Re: clearpixel alt texts
by merlyn (Sage) on Dec 16, 2001 at 21:59 UTC
(Ovid) Re: clearpixel alt texts
by Ovid (Cardinal) on Dec 16, 2001 at 23:06 UTC

    Juerd: you should probably use a title like "(OT) clearpixel". The (OT) let's people know that this thread is off-topic. I use that quite a bit and so far I haven't been flamed for it :) That being said, you could use alt="" to set the text to nothing, but there are several browsers out there for visually impaired people and I suspect that they will handle that differently.

    With proper CSS, you could eliminate the clear pixels entirely. Even if the gif exists, sometimes a browser will fail to load it and then you get a bunch of broken images in your browser. Very unprofessional.

    Cheers,
    Ovid

    Join the Perlmonks Setiathome Group or just click on the the link and check out our stats.

      I'm not quite sure if this is off topic... Please explain to me why it is.

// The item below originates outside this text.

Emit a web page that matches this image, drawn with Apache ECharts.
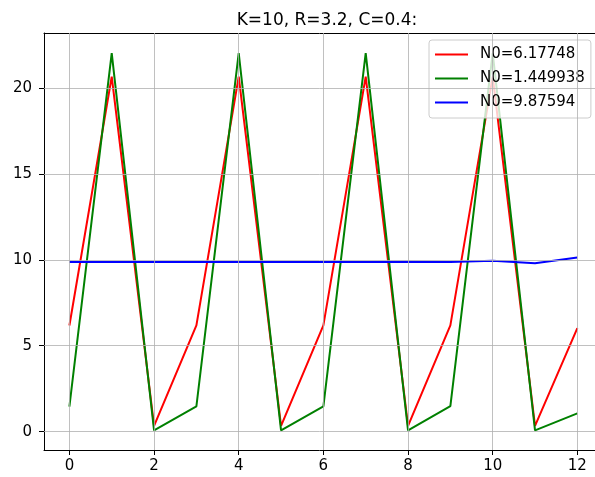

      As for the alt-attribute: browsers for the visually impaired display (through text, braille or speech) whatever is in the alt-attribute. They should not and fortunately do not say a thing when alt is set but empty. If it's not set at all, some do nothing, some display the picture's filename.
      Correct CSS would indeed be a better solution.

      This is what links displays:
      clearpixel (concentrate on your petition) clearpixelJoe clearpixel ____________________ [ searchbutton ] perlmonks
      Alt should provide alternative text for images that need it, or no text for images that are just for layout or decoration.